# American and French Spouse



## sangel10 (Jul 22, 2012)

I am an American citizen who recently moved to Berlin with my wife who is French. We got married in September, found an apartment for a year starting in October, moved in, and registered at the Burgeramt. 

Right now I'm working on getting a residence permit. Should I automatically be granted one, as I my spouse is an EU citizen? 

Neither of us are employed at the moment; I am working on my own start-up which I'm funding through savings, but I don't have the type of money they need here to apply for residency as someone starting a business, and my wife just finished a 1 year contract teaching French at a University in the States, where we met, and is currently looking for work. 

What is the procedure for us to be apply to be residents here? I am assuming that she, given EU Free Movement should be granted the right (is it still "Residency" for EU citizens?) to live here and that I could apply for Residency with my reason for applying being "family reunification."

What are the forseeable difficulties with this plan? Is it even feasible? As a back up option I am considering enrolling in a language course (so far I have been studying Germany daily with her for an hour or two, but I could enroll in a course if it really becomes necessary) in order to apply for the language student residence permit, but this is obviously less desirable as it does not allow you to work and is for a shorter time (i.e. 1 yr vs 5yrs) - which will mean by the end of it I'll have less money saved and no job (legally) and be in a worse position to apply for residency. 
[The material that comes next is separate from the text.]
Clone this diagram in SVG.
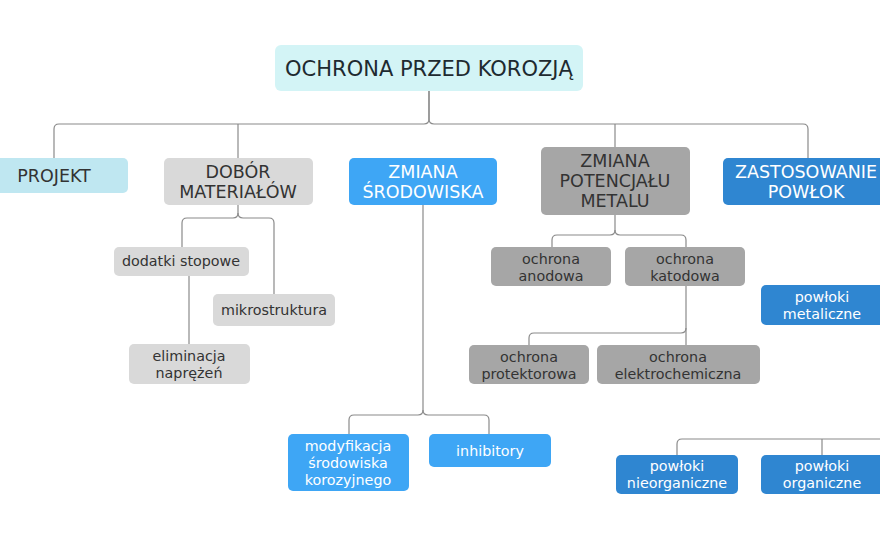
<svg xmlns="http://www.w3.org/2000/svg" width="880" height="540" viewBox="0 0 880 540">
<style>
text{font-family:"DejaVu Sans","Liberation Sans",sans-serif;text-anchor:middle}
.c path{fill:none;stroke:#8a8a8a;stroke-width:1.2}
.t0{font-size:21px;fill:#1e2a30}
.t1{font-size:17.5px}
.t2{font-size:14.3px}
.dk{fill:#333}
.wh{fill:#ffffff}
.root{fill:#d3f4f6}
.proj{fill:#bfe7f1}
.gl{fill:#d9d9d9}
.gm{fill:#a6a6a6}
.bl{fill:#3ea6f5}
.bd{fill:#2f86d1}
</style>
<rect width="880" height="540" fill="#ffffff"/>
<g class="c" id="connectors">
<path d="M429 91 V119 Q429 124 424 124 H59 Q54 124 54 129 V158"/>
<path d="M429 91 V119 Q429 124 434 124 H803 Q808 124 808 129 V158"/>
<path d="M238 124 V158"/>
<path d="M615 124 V147"/>
<path d="M238 205 V213 Q238 218 233 218 H187 Q182 218 182 223 V247"/>
<path d="M238 213 Q238 218 243 218 H269 Q274 218 274 223 V294"/>
<path d="M189 276 V344"/>
<path d="M615 215 V230 Q615 235 610 235 H557 Q552 235 552 240 V247"/>
<path d="M615 230 Q615 235 620 235 H681 Q686 235 686 240 V247"/>
<path d="M686 286 V345"/>
<path d="M686 328 Q686 333 681 333 H534 Q529 333 529 338 V345"/>
<path d="M423 205 V410 Q423 415 418 415 H354 Q349 415 349 420 V434"/>
<path d="M423 410 Q423 415 428 415 H484 Q489 415 489 420 V434"/>
<path d="M677 455 V444 Q677 439 682 439 H880"/>
<path d="M822 439 V455"/>
</g>
<g id="root"><rect class="root" x="275" y="45" width="308" height="46" rx="6"/><text class="t0" x="429" y="76">OCHRONA PRZED KOROZJĄ</text></g>
<g id="projekt"><rect class="proj" x="-20" y="158" width="148" height="35" rx="5"/><text class="t1 dk" x="54" y="182">PROJEKT</text></g>
<g id="dobor"><rect class="gl" x="164" y="158" width="149" height="47" rx="5"/><text class="t1 dk" x="238" y="178">DOBÓR</text><text class="t1 dk" x="238" y="198">MATERIAŁÓW</text></g>
<g id="srodowisko"><rect class="bl" x="349" y="158" width="148" height="47" rx="5"/><text class="t1 wh" x="423" y="178">ZMIANA</text><text class="t1 wh" x="423" y="198">ŚRODOWISKA</text></g>
<g id="potencjal"><rect class="gm" x="541" y="147" width="149" height="68" rx="5"/><text class="t1 dk" x="615" y="167">ZMIANA</text><text class="t1 dk" x="615" y="187">POTENCJAŁU</text><text class="t1 dk" x="615" y="207">METALU</text></g>
<g id="powloki"><rect class="bd" x="723" y="158" width="170" height="47" rx="5"/><text class="t1 wh" x="806" y="178">ZASTOSOWANIE</text><text class="t1 wh" x="806" y="198">POWŁOK</text></g>
<g id="dodatki"><rect class="gl" x="114" y="247" width="135" height="29" rx="5"/><text class="t2 dk" x="181" y="266">dodatki stopowe</text></g>
<g id="mikro"><rect class="gl" x="213" y="294" width="122" height="32" rx="5"/><text class="t2 dk" x="274" y="315">mikrostruktura</text></g>
<g id="eliminacja"><rect class="gl" x="129" y="344" width="121" height="40" rx="5"/><text class="t2 dk" x="189" y="361">eliminacja</text><text class="t2 dk" x="189" y="378">naprężeń</text></g>
<g id="anodowa"><rect class="gm" x="491" y="247" width="120" height="39" rx="5"/><text class="t2 dk" x="551" y="264">ochrona</text><text class="t2 dk" x="551" y="281">anodowa</text></g>
<g id="katodowa"><rect class="gm" x="625" y="247" width="120" height="39" rx="5"/><text class="t2 dk" x="685" y="264">ochrona</text><text class="t2 dk" x="685" y="281">katodowa</text></g>
<g id="protektorowa"><rect class="gm" x="469" y="345" width="120" height="39" rx="5"/><text class="t2 dk" x="529" y="362">ochrona</text><text class="t2 dk" x="529" y="379">protektorowa</text></g>
<g id="elektrochemiczna"><rect class="gm" x="597" y="345" width="163" height="39" rx="5"/><text class="t2 dk" x="678" y="362">ochrona</text><text class="t2 dk" x="678" y="379">elektrochemiczna</text></g>
<g id="metaliczne"><rect class="bd" x="761" y="285" width="125" height="40" rx="5"/><text class="t2 wh" x="822" y="302">powłoki</text><text class="t2 wh" x="822" y="319">metaliczne</text></g>
<g id="modyfikacja"><rect class="bl" x="288" y="434" width="121" height="57" rx="5"/><text class="t2 wh" x="348" y="451">modyfikacja</text><text class="t2 wh" x="348" y="468">środowiska</text><text class="t2 wh" x="348" y="485">korozyjnego</text></g>
<g id="inhibitory"><rect class="bl" x="429" y="434" width="122" height="33" rx="5"/><text class="t2 wh" x="490" y="456">inhibitory</text></g>
<g id="nieorganiczne"><rect class="bd" x="616" y="455" width="122" height="39" rx="5"/><text class="t2 wh" x="677" y="471">powłoki</text><text class="t2 wh" x="677" y="488">nieorganiczne</text></g>
<g id="organiczne"><rect class="bd" x="761" y="455" width="125" height="39" rx="5"/><text class="t2 wh" x="822" y="471">powłoki</text><text class="t2 wh" x="822" y="488">organiczne</text></g>
</svg>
Am I understanding all this stuff wrong? Any help would be greatly appreciated.


----------



## Bevdeforges (Nov 16, 2007)

I don't how it works in Germany, but the EU regulations on this subject basically give a non-EU spouse of an EU national the right to join their EU spouse in any EU country. What some countries require, however, is that the EU spouse be "exercising their EU mobility rights" - which seems to mean that they need to have a reason for being there in the first place. This is usually taken to be a job, studies or retirement. And practically speaking, it means that the EU spouse has to have some means of support and a place to live.

We've run into problems over in the French forum when it's the non-EU spouse who is the breadwinner in the family or if the EU can't really claim to be exercising their EU rights in some manner. Germany is usually a bit easier to deal with in such matters, but you first have to find out what the rules are, because they WILL enforce the rules exactly as they are written.
Cheers,
Bev


----------



## ALKB (Jan 20, 2012)

sangel10 said:


> I am an American citizen who recently moved to Berlin with my wife who is French. We got married in September, found an apartment for a year starting in October, moved in, and registered at the Burgeramt.
> 
> Right now I'm working on getting a residence permit. Should I automatically be granted one, as I my spouse is an EU citizen?
> 
> ...


In the first three months you'll be fine in any case, job or no. 

Go to the Auslaenderbehoerde (U-Bhf Amrumer Str., then a 10 minute walk) and 'announce' that you have taken up residency in Berlin. Normally you should both fill in the same form. (Go to the EU department, where they give out the free movement certificates for EU citizens, they should be the right people and if not, they are not really busy and can point you in the right direction.)

As far as I know you don't need to, but you can try to call and make an appointment. They only answer the phone outside visiting hours - Wednesdays and Fridays, I think. Alternatively, you can make an appointment through th eonline system.

It does not matter how much your wife earns, by the way. She can get herself a 'Mini-Job' and earn € 400 and still she'd be exercising treaty rights.

As the Aufenthaltskarte is free of charge I'd just try my luck and go right away to apply for it. Your wife can say she is a jobseker at the moment. I did hear of at least one case in which the 5-year residence card was granted right away.

It does take about three weeks to be printed, though.


----------